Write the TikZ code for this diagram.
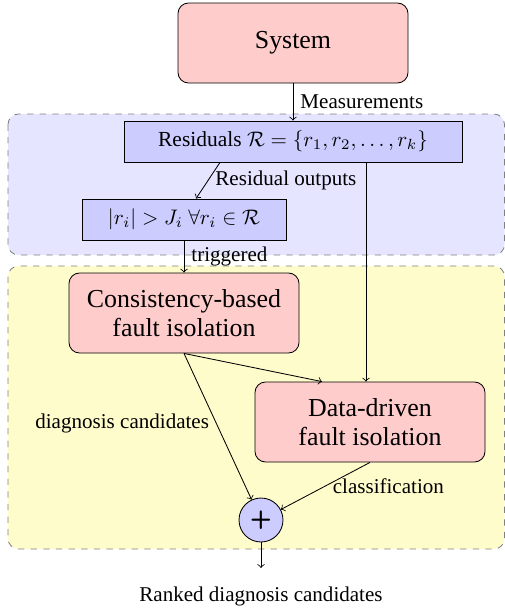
\documentclass[tikz,border=0pt]{standalone}
\usepackage{fontspec}
\setmainfont{Liberation Serif}
\usetikzlibrary{calc}
\newcommand{\pxu}{0.475pt}
\begin{document}
\begin{tikzpicture}[x=0.475pt,y=-0.475pt,
  region/.style={draw=gray,dashed,rounded corners=5pt},
  bigbox/.style={draw=black,fill=red!20,rounded corners=5pt,align=center,font=\fontsize{12.3}{14}\selectfont,minimum width={230*\pxu},minimum height={80*\pxu}},
  resbox/.style={draw=black,fill=blue!20,font=\fontsize{10.2}{12}\selectfont,minimum height={41*\pxu}},
  lbl/.style={font=\fontsize{10}{12}\selectfont},
  arr/.style={->}]
\useasboundingbox (0,0) rectangle (505,612);
\draw[region,fill=blue!10] (8,114) rectangle (504.5,255);
\draw[region,fill=yellow!20] (8,266) rectangle (504.5,549);
\node[bigbox] (sys) at (293,43) {System};
\node[resbox,minimum width={338*\pxu}] (res) at (293,141.5) {Residuals $\mathcal{R}=\{r_1,r_2,\dots,r_k\}$};
\node[resbox,minimum width={204*\pxu}] (thr) at (184,219.5) {$|r_i|>J_i\ \forall r_i\in\mathcal{R}$};
\node[bigbox] (cons) at (184,313) {Consistency-based\\fault isolation};
\node[bigbox] (dd) at (370,422) {Data-driven\\fault isolation};
\node[draw=black,fill=blue!20,circle,minimum size={44*\pxu},inner sep=0pt,font=\large\sffamily\bfseries] (plus) at (261,520) {+};
\node[lbl] (out) at (261,596) {Ranked diagnosis candidates};
\draw[arr] (sys.south) -- node[midway,right,lbl] {Measurements} (res.north);
\draw[arr] ([xshift=-73*\pxu]res.south) -- node[midway,right,lbl] {Residual outputs} ([xshift=12*\pxu]thr.north);
\draw[arr] (thr.south) -- node[midway,right,lbl] {triggered} (cons.north);
\draw[arr] ([xshift=73*\pxu]res.south) -- ([xshift=-4*\pxu]dd.north);
\draw[arr] (cons.south) -- ([xshift=-48*\pxu]dd.north);
\draw[arr] (cons.south) -- node[pos=0.48,left,lbl] {diagnosis candidates} (plus);
\draw[arr] (dd.south) -- node[midway,right,lbl] {classification} (plus);
\draw[arr] (plus.south) -- ([yshift=11*\pxu]out.north);
\end{tikzpicture}
\end{document}
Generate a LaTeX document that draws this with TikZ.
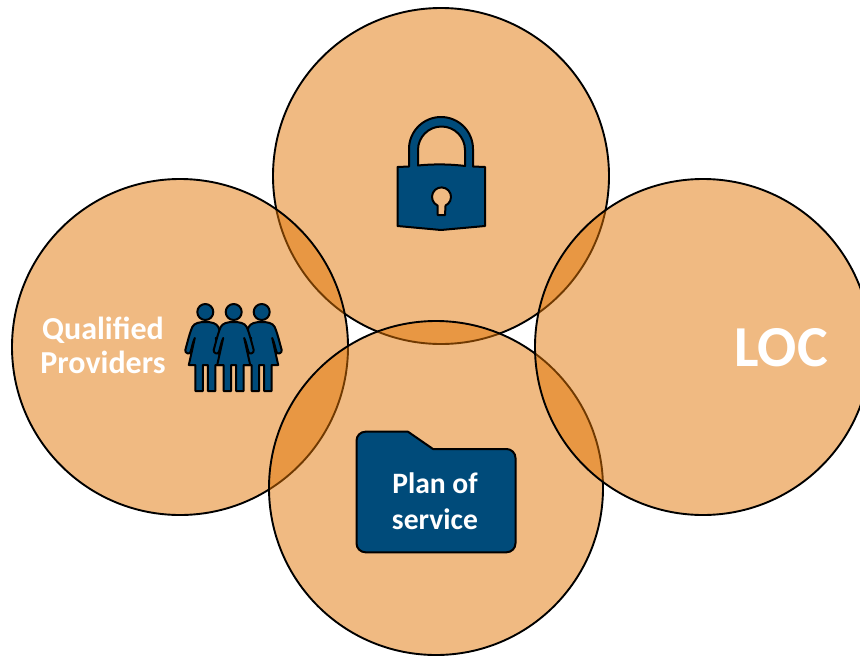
\documentclass[tikz,border=0pt]{standalone}
\usepackage{fontspec}
\setmainfont{Carlito}
\definecolor{petal}{RGB}{225,117,5}
\definecolor{petalbase}{RGB}{240,186,130}
\definecolor{navy}{RGB}{0,75,122}
\tikzset{
  petalcircle/.style={circle,minimum size=#1,inner sep=0pt,fill=petal,fill opacity=.5,draw=black,draw opacity=1,line width=1.9pt},
  icon/.style={fill=navy,draw=black,line width=2pt,line join=round},
  hole/.style={fill=petalbase,draw=black,line width=2pt,line join=round},
  lbl/.style={text=white,align=center,inner sep=0pt},
  person/.pic={
    \path[icon] (0,0) circle (8);
    \path[icon] (0,10) .. controls (6,10) and (11,11) .. (13,15) .. controls (16,22) and (18,31) .. (20,38)
      .. controls (20.6,41) and (16,43) .. (14.8,40) .. controls (13.5,36) and (12.5,30) .. (10.5,26)
      -- (16.5,53) -- (10,53) -- (10,79) -- (2.5,79) -- (2.5,53) -- (-2.5,53) -- (-2.5,79) -- (-10,79) -- (-10,53) -- (-16.5,53) -- (-10.5,26)
      .. controls (-12.5,30) and (-13.5,36) .. (-14.8,40) .. controls (-16,43) and (-20.6,41) .. (-20,38)
      .. controls (-18,31) and (-16,22) .. (-13,15) .. controls (-11,11) and (-6,10) .. (0,10) -- cycle;
  }
}
\begin{document}
\begin{tikzpicture}[x=1pt,y=-1pt]
\useasboundingbox (0,0) rectangle (860,656);
\begin{scope}
\clip (0,0) rectangle (860,656);
\node[petalcircle=336pt] (top) at (441,176) {};
\node[petalcircle=336pt] (left) at (180,347) {};
\node[petalcircle=334pt] (bottom) at (436,488) {};
\node[petalcircle=336pt] (right) at (703,347) {};
\end{scope}
% lock
\path[icon] (397.5,167) -- (409,166.5) -- (409,149) arc[start angle=180,end angle=360,radius=32] -- (473,166.5) -- (485,167)
  -- (485,226) -- (441,230) -- (397.5,226) -- cycle;
\path[hole] (418,165.5) -- (418,150) arc[start angle=180,end angle=360,radius=23.5] -- (465,166) .. controls (450,164) and (432,164) .. (418,165.5) -- cycle;
\path[hole] (437.5,205.5) arc[start angle=115,end angle=425,radius=9.5] -- (445,215) -- (437.5,215) -- cycle;
% people
\pic at (261.7,312) {person};
\pic at (205.3,312) {person};
\pic at (233.7,312) {person};
% folder
\path[icon] (365.5,431.7) -- (408,431.7) -- (433,449) -- (506.5,449) arc[start angle=-90,end angle=0,radius=9] -- (515.5,543.3)
  arc[start angle=0,end angle=90,radius=9] -- (365.5,552.3) arc[start angle=90,end angle=180,radius=9] -- (356.5,440.7) arc[start angle=180,end angle=270,radius=9] -- cycle;
\node[lbl,font=\bfseries\fontsize{29.6}{36}\selectfont] (plan) at (435,501) {Plan of\\service};
\node[lbl,font=\bfseries\fontsize{32}{34}\selectfont] (qual) at (103,345) {Qualified\\Providers};
\node[lbl,font=\bfseries\fontsize{58}{58}\selectfont] (loc) at (781,348) {LOC};
\end{tikzpicture}
\end{document}
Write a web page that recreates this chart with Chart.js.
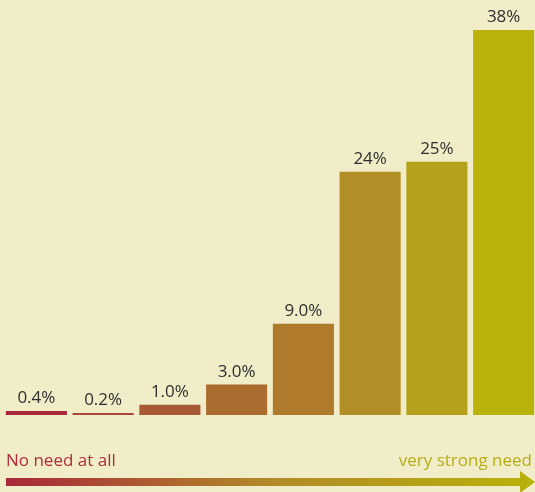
<!DOCTYPE html>
<html>
<head>
<meta charset="utf-8">
<script src="https://cdn.jsdelivr.net/npm/chart.js@4/dist/chart.umd.min.js"></script>
<style>
  html, body { margin: 0; padding: 0; background: #f0edc8; overflow: hidden; }
  #wrap { position: relative; width: 537px; height: 492px; }
</style>
</head>
<body>
<div id="wrap"><canvas id="needChart"></canvas></div>
<script>
const categories = ["1", "2", "3", "4", "5", "6", "7", "8"];
const shares = [0.4, 0.2, 1.0, 3.0, 9.0, 24, 25, 38];
const shareLabels = ["0.4%", "0.2%", "1.0%", "3.0%", "9.0%", "24%", "25%", "38%"];
const barColors = ["#a8283a", "#a84738", "#a85a35", "#aa6c2f", "#af7a2c", "#b28e27", "#b5a01b", "#b9b20a"];

const FONT = "'Open Sans', 'Noto Sans', sans-serif";

// value labels above each bar
const valueLabels = {
  id: "valueLabels",
  afterDatasetsDraw(chart) {
    const { ctx } = chart;
    const meta = chart.getDatasetMeta(0);
    ctx.save();
    ctx.font = "17px " + FONT;
    ctx.fillStyle = "#2e2e2e";
    ctx.textAlign = "center";
    ctx.textBaseline = "alphabetic";
    meta.data.forEach((bar, i) => {
      ctx.fillText(shareLabels[i], bar.x, bar.y - 8);
    });
    ctx.restore();
  }
};

// scale arrow under the bars
const needArrow = {
  id: "needArrow",
  afterDraw(chart) {
    const { ctx } = chart;
    const y = 482;
    ctx.save();
    const grad = ctx.createLinearGradient(6, 0, 534, 0);
    grad.addColorStop(0, "#a8283a");
    grad.addColorStop(0.5, "#b28a28");
    grad.addColorStop(1, "#b9b20a");
    ctx.fillStyle = grad;
    ctx.fillRect(6, y - 4, 516, 8);
    ctx.beginPath();
    ctx.moveTo(520, y - 11);
    ctx.lineTo(535, y);
    ctx.lineTo(520, y + 11);
    ctx.closePath();
    ctx.fill();

    ctx.font = "17px " + FONT;
    ctx.textBaseline = "alphabetic";
    ctx.textAlign = "left";
    ctx.fillStyle = "#b02c3c";
    ctx.fillText("No need at all", 6, 466);
    ctx.textAlign = "right";
    ctx.fillStyle = "#b6ae18";
    ctx.fillText("very strong need", 532, 466);
    ctx.restore();
  }
};

new Chart(document.getElementById("needChart"), {
  type: "bar",
  data: {
    labels: categories,
    datasets: [{
      data: shares,
      backgroundColor: barColors,
      borderWidth: 0,
      barPercentage: 0.915,
      categoryPercentage: 1.0
    }]
  },
  options: {
    responsive: true,
    maintainAspectRatio: false,
    animation: false,
    layout: { padding: { left: 3, right: 0, top: 30, bottom: 77 } },
    scales: {
      x: { display: false },
      y: { display: false, min: 0, max: 38 }
    },
    plugins: {
      legend: { display: false },
      tooltip: { enabled: false }
    }
  },
  plugins: [valueLabels, needArrow]
});
</script>
</body>
</html>
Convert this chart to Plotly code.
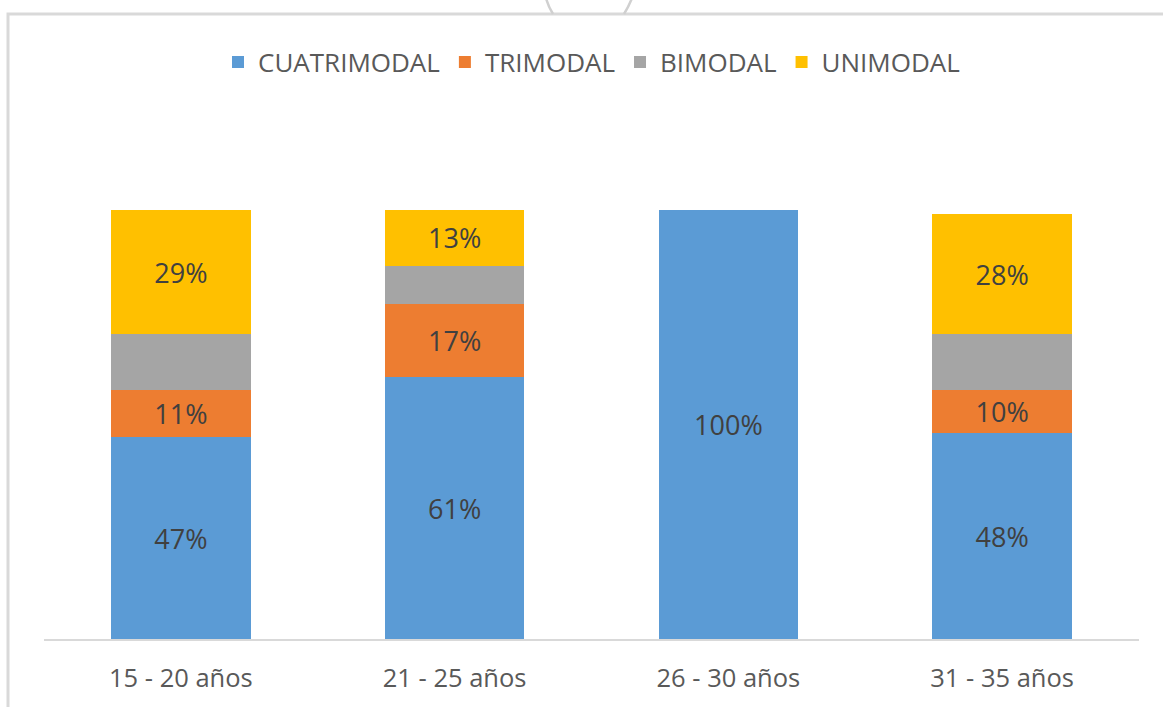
import plotly.graph_objects as go

categories = ["15 - 20 años", "21 - 25 años", "26 - 30 años", "31 - 35 años"]
series_names = ["CUATRIMODAL", "TRIMODAL", "BIMODAL", "UNIMODAL"]
cuatrimodal = [47, 61, 100, 48]
trimodal = [11, 17, 0, 10]
bimodal = [13, 9, 0, 13]
unimodal = [29, 13, 0, 28]
series_values = [cuatrimodal, trimodal, bimodal, unimodal]
series_colors = ["#5B9BD5", "#ED7D31", "#A5A5A5", "#FFC000"]
show_labels = [True, True, False, True]

W, H = 1163, 707
L, R, T, B = 44, 24, 124, 68
PW, PH = W - L - R, H - T - B


def px(x):
    return (x - L) / PW


def py(y):
    return (H - B - y) / PH


FONT = "Open Sans"
fig = go.Figure()
for name, vals, col, show in zip(series_names, series_values, series_colors, show_labels):
    txt = [f"{v}%" if (show and v > 0) else "" for v in vals]
    fig.add_trace(go.Bar(
        name=name, x=categories, y=vals, marker=dict(color=col, line=dict(width=0)),
        text=txt, textposition="inside", insidetextanchor="middle", textangle=0,
        constraintext="none",
        textfont=dict(family=FONT, size=27, color="#404040"),
        hoverinfo="skip",
    ))

shapes = [
    dict(type="rect", xref="paper", yref="paper", x0=px(8), x1=px(1175), y0=py(720), y1=py(14),
         line=dict(color="#D9D9D9", width=3), fillcolor="rgba(0,0,0,0)", layer="below"),
    dict(type="path", xref="paper", yref="paper",
         path=f"M {px(546)},{py(-2)} Q {px(548)},{py(6)} {px(553)},{py(14)}",
         line=dict(color="#D0D0D0", width=2.5)),
    dict(type="path", xref="paper", yref="paper",
         path=f"M {px(632)},{py(-2)} Q {px(629)},{py(6)} {px(624)},{py(14)}",
         line=dict(color="#D0D0D0", width=2.5)),
]

fig.update_layout(
    width=W, height=H, barmode="stack", bargap=0.49,
    margin=dict(l=L, r=R, t=T, b=B),
    paper_bgcolor="white", plot_bgcolor="white",
    font=dict(family=FONT, color="#595959"),
    showlegend=True,
    legend=dict(orientation="h", x=0.5, xanchor="center", y=py(62), yanchor="middle",
                traceorder="normal", font=dict(family=FONT, size=26, color="#595959"),
                itemwidth=30),
    xaxis=dict(showline=True, linecolor="#D9D9D9", linewidth=2, ticks="", showgrid=False,
               tickfont=dict(family=FONT, size=25.5, color="#595959"), ticklabelstandoff=15,
               fixedrange=True),
    yaxis=dict(visible=False, range=[0, 120], showgrid=False, zeroline=False, fixedrange=True),
    shapes=shapes,
)

fig.write_html("out.html", config={"displayModeBar": False},
               post_script="document.body.style.margin='0';document.body.style.overflow='hidden';")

* * * * * * *

▶ **EXERCISE INSTRUCTIONS**
Your task is to retype exactly the lines from the one containing "Convert this chart to Plotly code." through the one containing "return (H - B - y) / PH", leaving every picture out.

▶ **PROBLEM SOLUTION**
Convert this chart to Plotly code.
import plotly.graph_objects as go

categories = ["15 - 20 años", "21 - 25 años", "26 - 30 años", "31 - 35 años"]
series_names = ["CUATRIMODAL", "TRIMODAL", "BIMODAL", "UNIMODAL"]
cuatrimodal = [47, 61, 100, 48]
trimodal = [11, 17, 0, 10]
bimodal = [13, 9, 0, 13]
unimodal = [29, 13, 0, 28]
series_values = [cuatrimodal, trimodal, bimodal, unimodal]
series_colors = ["#5B9BD5", "#ED7D31", "#A5A5A5", "#FFC000"]
show_labels = [True, True, False, True]

W, H = 1163, 707
L, R, T, B = 44, 24, 124, 68
PW, PH = W - L - R, H - T - B


def px(x):
    return (x - L) / PW


def py(y):
    return (H - B - y) / PH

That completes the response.